TASK INSTRUCTIONS: Find every line of the listing below where "matplotlib" appears, and copy it.

┌─ SUPPLIED INFORMATION

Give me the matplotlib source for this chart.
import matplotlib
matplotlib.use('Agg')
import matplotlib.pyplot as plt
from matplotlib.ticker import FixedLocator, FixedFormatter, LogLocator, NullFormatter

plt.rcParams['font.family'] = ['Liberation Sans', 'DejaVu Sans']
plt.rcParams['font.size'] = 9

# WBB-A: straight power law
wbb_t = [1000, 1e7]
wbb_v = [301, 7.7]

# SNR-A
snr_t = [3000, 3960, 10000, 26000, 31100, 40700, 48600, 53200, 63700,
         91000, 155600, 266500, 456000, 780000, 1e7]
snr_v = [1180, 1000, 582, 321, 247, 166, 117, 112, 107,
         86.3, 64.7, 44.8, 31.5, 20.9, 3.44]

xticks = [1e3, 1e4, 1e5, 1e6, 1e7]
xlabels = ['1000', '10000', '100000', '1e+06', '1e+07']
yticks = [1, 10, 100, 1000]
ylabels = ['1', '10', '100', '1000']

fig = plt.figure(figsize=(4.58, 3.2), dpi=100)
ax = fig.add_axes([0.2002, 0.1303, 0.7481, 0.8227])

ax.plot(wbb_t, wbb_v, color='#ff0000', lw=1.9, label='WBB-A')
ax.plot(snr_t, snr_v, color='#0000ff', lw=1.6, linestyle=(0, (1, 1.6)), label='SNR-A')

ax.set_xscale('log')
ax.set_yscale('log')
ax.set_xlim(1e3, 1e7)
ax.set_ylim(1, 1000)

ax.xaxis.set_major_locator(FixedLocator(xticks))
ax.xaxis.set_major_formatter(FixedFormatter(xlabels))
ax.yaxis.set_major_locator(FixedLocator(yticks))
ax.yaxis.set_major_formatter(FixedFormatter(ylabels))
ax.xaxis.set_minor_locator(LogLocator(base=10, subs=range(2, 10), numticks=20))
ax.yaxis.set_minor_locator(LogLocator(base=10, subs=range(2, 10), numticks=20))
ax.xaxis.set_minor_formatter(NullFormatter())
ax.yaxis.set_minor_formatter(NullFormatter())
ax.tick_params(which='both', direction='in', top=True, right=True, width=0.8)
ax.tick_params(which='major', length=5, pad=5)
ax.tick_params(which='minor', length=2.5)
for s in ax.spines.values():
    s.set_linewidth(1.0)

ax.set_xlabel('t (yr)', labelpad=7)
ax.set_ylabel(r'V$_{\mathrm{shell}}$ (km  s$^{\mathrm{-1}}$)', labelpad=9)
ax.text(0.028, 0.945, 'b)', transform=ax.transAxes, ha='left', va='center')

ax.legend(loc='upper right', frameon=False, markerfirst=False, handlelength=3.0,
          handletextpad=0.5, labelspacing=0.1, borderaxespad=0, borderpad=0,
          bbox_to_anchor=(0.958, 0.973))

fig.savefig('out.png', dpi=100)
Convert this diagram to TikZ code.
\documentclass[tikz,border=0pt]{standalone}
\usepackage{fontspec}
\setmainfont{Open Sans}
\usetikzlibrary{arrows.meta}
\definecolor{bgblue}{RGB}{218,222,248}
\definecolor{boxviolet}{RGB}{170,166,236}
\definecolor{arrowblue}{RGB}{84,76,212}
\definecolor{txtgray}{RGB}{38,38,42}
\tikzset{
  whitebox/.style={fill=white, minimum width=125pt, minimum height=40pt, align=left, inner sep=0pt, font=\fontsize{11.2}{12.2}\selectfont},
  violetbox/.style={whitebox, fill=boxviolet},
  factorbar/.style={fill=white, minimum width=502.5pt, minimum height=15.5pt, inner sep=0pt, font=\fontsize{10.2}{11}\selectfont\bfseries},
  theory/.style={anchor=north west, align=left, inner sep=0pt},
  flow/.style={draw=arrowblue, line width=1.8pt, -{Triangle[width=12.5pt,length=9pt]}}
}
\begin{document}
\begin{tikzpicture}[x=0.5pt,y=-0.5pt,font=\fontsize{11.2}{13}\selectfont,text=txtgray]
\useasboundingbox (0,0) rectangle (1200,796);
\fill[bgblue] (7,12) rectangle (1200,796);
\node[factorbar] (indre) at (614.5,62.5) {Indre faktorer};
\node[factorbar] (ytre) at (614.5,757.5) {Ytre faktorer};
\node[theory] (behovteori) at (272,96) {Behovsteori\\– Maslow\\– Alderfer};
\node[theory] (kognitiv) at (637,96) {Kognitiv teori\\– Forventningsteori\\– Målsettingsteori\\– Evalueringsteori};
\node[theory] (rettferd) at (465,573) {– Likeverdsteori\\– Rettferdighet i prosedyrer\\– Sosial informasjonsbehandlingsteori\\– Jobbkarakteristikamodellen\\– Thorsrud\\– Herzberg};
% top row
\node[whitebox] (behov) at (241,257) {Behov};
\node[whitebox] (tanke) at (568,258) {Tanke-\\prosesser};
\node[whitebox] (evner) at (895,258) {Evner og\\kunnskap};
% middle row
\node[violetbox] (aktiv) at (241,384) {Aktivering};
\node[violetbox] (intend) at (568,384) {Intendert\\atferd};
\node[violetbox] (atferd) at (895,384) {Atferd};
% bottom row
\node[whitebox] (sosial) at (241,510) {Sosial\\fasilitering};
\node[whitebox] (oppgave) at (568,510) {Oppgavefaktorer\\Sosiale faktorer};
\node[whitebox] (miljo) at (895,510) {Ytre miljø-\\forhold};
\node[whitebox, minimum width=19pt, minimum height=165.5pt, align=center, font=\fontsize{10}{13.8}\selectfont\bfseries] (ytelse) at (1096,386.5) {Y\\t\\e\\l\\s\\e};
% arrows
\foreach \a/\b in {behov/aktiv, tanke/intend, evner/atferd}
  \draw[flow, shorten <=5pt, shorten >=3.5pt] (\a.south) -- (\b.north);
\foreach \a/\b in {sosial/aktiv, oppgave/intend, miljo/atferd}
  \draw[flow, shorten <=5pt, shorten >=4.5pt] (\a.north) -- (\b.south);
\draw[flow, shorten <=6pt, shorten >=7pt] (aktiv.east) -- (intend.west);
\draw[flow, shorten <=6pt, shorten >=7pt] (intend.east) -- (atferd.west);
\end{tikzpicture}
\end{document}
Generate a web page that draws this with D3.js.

└─

TASK SOLUTION:
Give me the matplotlib source for this chart.
import matplotlib
matplotlib.use('Agg')
import matplotlib.pyplot as plt
from matplotlib.ticker import FixedLocator, FixedFormatter, LogLocator, NullFormatter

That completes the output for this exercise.